Fortunately for Toheriri, Tongan national coach Doug Viney has stepped in to help: “He said he’ll jump in my corner and give me a hand where I need. It’s cool to have that support.”
Toheriri represented the Cook Islands at the Commonwealth Games in 2022, competed at the World Championships last year, and this qualifier is his second shot at making it to the Olympics.
He only just missed out on qualifying for Paris when he lost his first fight to an Australian opponent who eventually took out the entire tournament, at last year's Pacific Games.
Never giving up and dedicated to his sport, Toheriri trains six days a week, three times a day, living and breathing boxing; but it wasn’t always that way.
As a child growing up in Aotearoa “like any other Māori boy” he was “hardout into rugby”.

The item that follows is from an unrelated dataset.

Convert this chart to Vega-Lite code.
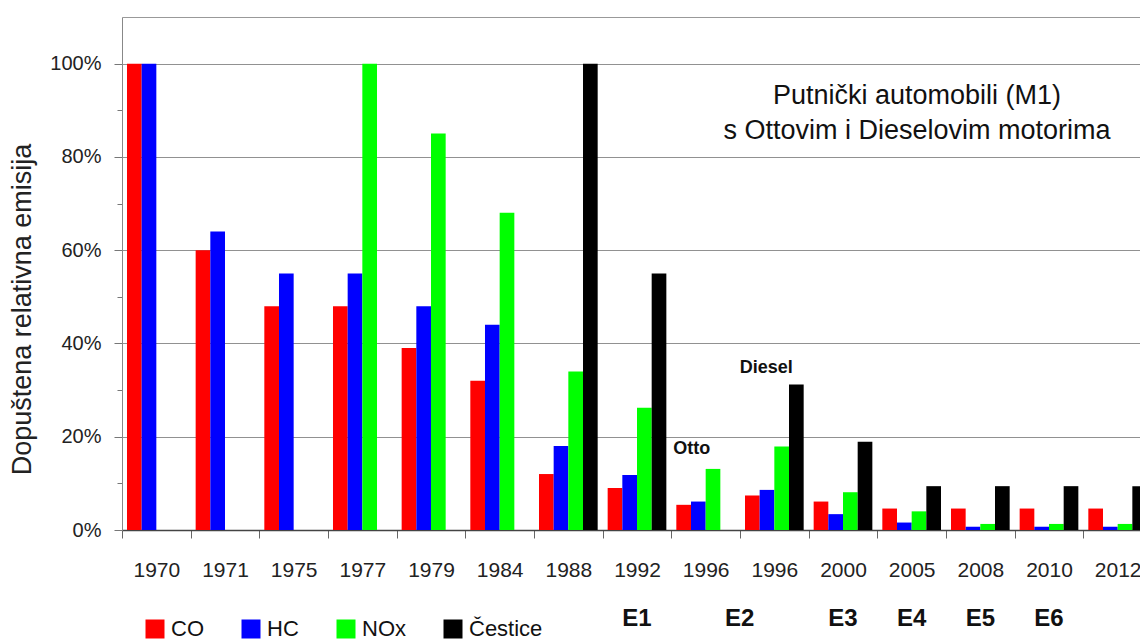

But reaching high school he says he was a late bloomer, getting thrown around on the field by his peers. After a chance meeting with a friend who encouraged him to try boxing, he gave it a go at the age of thirteen and “the rest is history”.
Even further than the Olympics, Toheriri dreams of becoming World Champion.
Toheriri is fundraising for the trip, which is not supported with funds from the Olympic committee. He is currently sitting at the halfway mark of his $10,000 goal on crowd-funding site Givealittle.com.
He says: “Opportunities and chances like this don't come around very often and with it possibly being the last time boxing appears in the Olympics, I will ensure I do whatever it takes to get there and put on for our nation and my cultures. So any awhi(help) big, small and messages mean the world to me.”